WORK TO COMPLETE: Which lines come from the start of the records through the line that holds "(0,0) rectangle (409,397);"? Write them out word for word.

RECORDS PROVIDED:
☆ ☆ ☆

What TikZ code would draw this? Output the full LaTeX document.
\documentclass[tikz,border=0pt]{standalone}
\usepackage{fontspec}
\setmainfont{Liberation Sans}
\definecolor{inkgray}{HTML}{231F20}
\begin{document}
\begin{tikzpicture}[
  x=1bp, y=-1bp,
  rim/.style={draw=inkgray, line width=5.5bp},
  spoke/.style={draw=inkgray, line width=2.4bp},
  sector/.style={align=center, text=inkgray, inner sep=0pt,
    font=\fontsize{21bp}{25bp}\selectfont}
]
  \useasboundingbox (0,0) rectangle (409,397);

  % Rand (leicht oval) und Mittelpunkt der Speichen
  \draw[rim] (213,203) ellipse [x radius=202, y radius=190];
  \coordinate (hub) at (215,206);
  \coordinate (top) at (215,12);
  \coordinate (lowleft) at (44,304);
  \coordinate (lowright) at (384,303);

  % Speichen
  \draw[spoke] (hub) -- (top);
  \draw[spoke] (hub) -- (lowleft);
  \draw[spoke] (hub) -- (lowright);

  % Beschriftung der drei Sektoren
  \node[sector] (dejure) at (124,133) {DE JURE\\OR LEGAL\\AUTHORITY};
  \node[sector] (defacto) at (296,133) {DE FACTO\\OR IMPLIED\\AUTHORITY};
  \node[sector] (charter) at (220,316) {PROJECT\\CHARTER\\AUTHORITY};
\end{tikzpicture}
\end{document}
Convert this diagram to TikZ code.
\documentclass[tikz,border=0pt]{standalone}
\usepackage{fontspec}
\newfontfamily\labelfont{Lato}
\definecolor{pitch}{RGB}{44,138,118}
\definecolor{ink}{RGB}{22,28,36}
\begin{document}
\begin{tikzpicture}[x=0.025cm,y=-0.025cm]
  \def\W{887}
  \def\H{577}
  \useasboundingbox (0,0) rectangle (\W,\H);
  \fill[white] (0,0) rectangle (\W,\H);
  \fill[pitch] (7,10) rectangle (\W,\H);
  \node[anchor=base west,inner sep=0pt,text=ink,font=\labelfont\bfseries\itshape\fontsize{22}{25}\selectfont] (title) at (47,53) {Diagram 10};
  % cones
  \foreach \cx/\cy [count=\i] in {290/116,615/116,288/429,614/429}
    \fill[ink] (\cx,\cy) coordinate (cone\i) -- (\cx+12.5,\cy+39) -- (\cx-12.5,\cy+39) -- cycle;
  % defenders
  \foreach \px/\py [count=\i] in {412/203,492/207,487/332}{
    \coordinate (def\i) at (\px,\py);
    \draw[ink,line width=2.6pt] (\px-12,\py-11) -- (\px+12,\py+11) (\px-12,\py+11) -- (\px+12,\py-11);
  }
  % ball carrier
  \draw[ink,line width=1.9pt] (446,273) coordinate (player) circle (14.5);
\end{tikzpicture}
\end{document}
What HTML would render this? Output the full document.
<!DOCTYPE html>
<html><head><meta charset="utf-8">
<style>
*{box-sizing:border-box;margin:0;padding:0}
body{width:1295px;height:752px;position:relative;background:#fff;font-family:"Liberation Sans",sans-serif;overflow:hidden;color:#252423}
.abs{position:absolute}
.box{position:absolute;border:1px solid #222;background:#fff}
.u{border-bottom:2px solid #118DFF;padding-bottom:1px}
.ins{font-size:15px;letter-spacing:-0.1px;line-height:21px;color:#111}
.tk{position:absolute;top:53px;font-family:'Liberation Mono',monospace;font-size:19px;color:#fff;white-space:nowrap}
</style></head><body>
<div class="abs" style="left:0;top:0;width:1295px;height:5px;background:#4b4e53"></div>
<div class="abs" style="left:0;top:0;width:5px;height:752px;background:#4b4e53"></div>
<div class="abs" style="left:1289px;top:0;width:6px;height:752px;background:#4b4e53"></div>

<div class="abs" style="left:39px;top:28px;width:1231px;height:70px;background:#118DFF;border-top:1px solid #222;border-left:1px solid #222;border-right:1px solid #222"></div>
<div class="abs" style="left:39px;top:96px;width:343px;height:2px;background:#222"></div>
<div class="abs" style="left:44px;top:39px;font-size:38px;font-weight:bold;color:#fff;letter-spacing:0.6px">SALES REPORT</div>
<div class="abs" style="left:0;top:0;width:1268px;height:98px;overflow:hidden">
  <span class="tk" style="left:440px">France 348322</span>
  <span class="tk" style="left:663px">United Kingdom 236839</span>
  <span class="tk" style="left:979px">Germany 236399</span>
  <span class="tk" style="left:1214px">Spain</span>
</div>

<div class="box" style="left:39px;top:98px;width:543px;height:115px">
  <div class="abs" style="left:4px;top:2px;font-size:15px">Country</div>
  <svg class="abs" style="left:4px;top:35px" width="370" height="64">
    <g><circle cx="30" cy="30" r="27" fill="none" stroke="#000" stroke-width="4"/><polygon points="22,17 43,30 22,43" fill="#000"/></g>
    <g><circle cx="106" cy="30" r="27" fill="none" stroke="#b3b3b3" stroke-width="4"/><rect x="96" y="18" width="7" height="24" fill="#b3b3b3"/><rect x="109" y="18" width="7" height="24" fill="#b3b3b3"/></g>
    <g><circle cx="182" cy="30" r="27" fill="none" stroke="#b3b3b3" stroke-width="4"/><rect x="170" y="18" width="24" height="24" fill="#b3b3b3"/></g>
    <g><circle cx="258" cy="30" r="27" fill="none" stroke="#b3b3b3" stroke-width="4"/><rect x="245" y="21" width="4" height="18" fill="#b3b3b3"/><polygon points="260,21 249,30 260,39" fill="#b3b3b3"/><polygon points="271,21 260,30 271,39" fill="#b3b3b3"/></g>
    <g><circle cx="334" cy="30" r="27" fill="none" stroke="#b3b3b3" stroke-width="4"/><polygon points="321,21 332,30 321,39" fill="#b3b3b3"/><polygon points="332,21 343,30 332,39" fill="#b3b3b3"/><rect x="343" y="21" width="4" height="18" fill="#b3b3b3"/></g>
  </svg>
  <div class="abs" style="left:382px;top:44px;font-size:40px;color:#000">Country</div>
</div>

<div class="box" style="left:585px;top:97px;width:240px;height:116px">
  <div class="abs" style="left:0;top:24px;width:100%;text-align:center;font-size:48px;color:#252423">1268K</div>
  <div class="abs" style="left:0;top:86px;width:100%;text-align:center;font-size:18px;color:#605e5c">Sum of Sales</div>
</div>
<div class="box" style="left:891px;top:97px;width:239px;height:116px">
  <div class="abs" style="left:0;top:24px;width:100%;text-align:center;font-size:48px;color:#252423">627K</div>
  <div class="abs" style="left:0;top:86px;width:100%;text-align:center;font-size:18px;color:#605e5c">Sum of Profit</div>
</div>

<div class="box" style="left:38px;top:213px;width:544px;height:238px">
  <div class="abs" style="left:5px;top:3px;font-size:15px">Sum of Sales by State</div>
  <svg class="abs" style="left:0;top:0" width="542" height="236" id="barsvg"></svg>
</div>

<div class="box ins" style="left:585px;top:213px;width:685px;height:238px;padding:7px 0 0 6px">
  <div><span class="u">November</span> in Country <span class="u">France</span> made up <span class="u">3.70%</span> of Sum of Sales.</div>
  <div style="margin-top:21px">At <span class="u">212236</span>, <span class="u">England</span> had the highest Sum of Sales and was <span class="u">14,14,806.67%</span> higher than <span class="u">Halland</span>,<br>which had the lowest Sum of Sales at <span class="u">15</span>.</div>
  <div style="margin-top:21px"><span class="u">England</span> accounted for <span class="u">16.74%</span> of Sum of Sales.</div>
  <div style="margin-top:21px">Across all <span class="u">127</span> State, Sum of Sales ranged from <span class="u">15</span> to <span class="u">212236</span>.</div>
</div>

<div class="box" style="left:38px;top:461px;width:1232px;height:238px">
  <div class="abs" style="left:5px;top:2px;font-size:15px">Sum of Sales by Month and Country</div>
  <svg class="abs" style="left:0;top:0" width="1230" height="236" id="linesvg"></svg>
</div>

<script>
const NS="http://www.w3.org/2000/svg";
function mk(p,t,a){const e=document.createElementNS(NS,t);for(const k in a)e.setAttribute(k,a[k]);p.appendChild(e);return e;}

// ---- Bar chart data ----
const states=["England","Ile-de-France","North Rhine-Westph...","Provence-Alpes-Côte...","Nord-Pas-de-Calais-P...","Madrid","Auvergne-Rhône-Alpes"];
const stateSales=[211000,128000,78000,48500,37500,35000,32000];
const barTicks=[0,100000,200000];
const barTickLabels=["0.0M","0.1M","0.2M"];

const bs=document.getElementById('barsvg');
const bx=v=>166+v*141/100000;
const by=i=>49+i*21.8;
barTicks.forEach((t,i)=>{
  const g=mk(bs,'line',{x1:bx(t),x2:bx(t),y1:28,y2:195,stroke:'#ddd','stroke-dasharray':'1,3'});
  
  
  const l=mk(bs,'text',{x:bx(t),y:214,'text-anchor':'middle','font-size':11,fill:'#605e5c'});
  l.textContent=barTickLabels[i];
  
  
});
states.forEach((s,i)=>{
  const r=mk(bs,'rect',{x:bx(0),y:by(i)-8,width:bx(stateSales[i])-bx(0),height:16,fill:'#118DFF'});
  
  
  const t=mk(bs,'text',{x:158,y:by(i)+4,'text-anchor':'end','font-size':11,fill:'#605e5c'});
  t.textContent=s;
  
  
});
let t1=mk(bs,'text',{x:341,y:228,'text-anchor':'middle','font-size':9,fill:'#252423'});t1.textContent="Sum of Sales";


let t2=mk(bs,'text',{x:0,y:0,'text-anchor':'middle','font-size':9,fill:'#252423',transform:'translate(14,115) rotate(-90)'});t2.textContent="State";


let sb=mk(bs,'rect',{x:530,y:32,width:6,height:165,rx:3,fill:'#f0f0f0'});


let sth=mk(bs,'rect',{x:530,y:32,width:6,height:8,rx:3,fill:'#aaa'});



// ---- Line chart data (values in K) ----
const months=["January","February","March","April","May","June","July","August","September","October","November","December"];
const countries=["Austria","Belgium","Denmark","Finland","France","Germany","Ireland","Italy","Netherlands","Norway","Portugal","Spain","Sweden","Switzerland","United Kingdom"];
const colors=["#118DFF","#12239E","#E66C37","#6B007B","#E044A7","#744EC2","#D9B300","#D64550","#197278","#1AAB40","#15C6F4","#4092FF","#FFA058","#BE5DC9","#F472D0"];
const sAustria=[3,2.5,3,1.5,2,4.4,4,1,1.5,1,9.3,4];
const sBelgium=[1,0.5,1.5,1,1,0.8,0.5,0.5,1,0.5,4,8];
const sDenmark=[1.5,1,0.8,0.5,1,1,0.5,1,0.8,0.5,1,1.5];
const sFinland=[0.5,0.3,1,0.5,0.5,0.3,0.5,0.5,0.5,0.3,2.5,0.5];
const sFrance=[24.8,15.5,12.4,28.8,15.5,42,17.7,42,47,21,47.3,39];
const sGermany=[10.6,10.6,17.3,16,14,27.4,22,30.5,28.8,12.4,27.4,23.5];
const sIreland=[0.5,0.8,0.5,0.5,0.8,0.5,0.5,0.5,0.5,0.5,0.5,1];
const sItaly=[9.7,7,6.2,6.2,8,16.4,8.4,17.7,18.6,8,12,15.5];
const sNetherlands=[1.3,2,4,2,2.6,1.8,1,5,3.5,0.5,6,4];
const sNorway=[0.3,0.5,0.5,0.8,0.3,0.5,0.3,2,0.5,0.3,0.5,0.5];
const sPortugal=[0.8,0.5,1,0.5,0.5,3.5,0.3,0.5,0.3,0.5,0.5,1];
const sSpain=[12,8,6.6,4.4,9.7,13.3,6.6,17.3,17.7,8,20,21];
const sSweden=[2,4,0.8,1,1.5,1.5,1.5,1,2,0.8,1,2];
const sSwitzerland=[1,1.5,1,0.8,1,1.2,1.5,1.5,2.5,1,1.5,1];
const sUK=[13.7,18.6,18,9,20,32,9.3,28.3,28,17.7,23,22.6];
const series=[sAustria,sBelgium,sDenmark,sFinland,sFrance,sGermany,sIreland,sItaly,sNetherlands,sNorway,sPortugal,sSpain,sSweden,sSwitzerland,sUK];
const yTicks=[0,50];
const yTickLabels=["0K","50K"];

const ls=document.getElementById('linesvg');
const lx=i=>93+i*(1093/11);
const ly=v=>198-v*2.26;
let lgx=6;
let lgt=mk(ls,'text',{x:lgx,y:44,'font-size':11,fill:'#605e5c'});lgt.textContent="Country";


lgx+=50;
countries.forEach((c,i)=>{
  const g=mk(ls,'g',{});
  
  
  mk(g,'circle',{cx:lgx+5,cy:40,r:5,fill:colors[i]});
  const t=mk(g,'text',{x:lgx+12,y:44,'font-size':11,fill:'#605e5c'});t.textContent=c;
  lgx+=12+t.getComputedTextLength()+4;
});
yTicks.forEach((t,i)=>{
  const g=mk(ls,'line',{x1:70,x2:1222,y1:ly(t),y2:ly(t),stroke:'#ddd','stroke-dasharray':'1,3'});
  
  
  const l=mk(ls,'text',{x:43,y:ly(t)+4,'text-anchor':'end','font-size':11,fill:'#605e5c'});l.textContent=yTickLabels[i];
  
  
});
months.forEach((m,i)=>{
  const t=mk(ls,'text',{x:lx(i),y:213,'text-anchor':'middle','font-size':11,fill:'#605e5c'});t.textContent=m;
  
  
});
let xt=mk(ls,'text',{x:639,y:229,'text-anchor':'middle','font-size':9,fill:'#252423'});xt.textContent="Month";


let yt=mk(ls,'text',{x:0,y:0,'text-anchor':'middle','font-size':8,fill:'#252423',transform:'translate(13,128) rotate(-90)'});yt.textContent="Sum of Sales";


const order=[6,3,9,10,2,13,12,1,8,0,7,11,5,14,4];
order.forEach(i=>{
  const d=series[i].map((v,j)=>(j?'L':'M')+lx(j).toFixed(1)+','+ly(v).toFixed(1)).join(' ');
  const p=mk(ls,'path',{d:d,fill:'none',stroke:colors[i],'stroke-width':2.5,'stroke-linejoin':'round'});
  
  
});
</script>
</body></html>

☆ ☆ ☆

COMPLETED EXERCISE:
What TikZ code would draw this? Output the full LaTeX document.
\documentclass[tikz,border=0pt]{standalone}
\usepackage{fontspec}
\setmainfont{Liberation Sans}
\definecolor{inkgray}{HTML}{231F20}
\begin{document}
\begin{tikzpicture}[
  x=1bp, y=-1bp,
  rim/.style={draw=inkgray, line width=5.5bp},
  spoke/.style={draw=inkgray, line width=2.4bp},
  sector/.style={align=center, text=inkgray, inner sep=0pt,
    font=\fontsize{21bp}{25bp}\selectfont}
]
  \useasboundingbox (0,0) rectangle (409,397);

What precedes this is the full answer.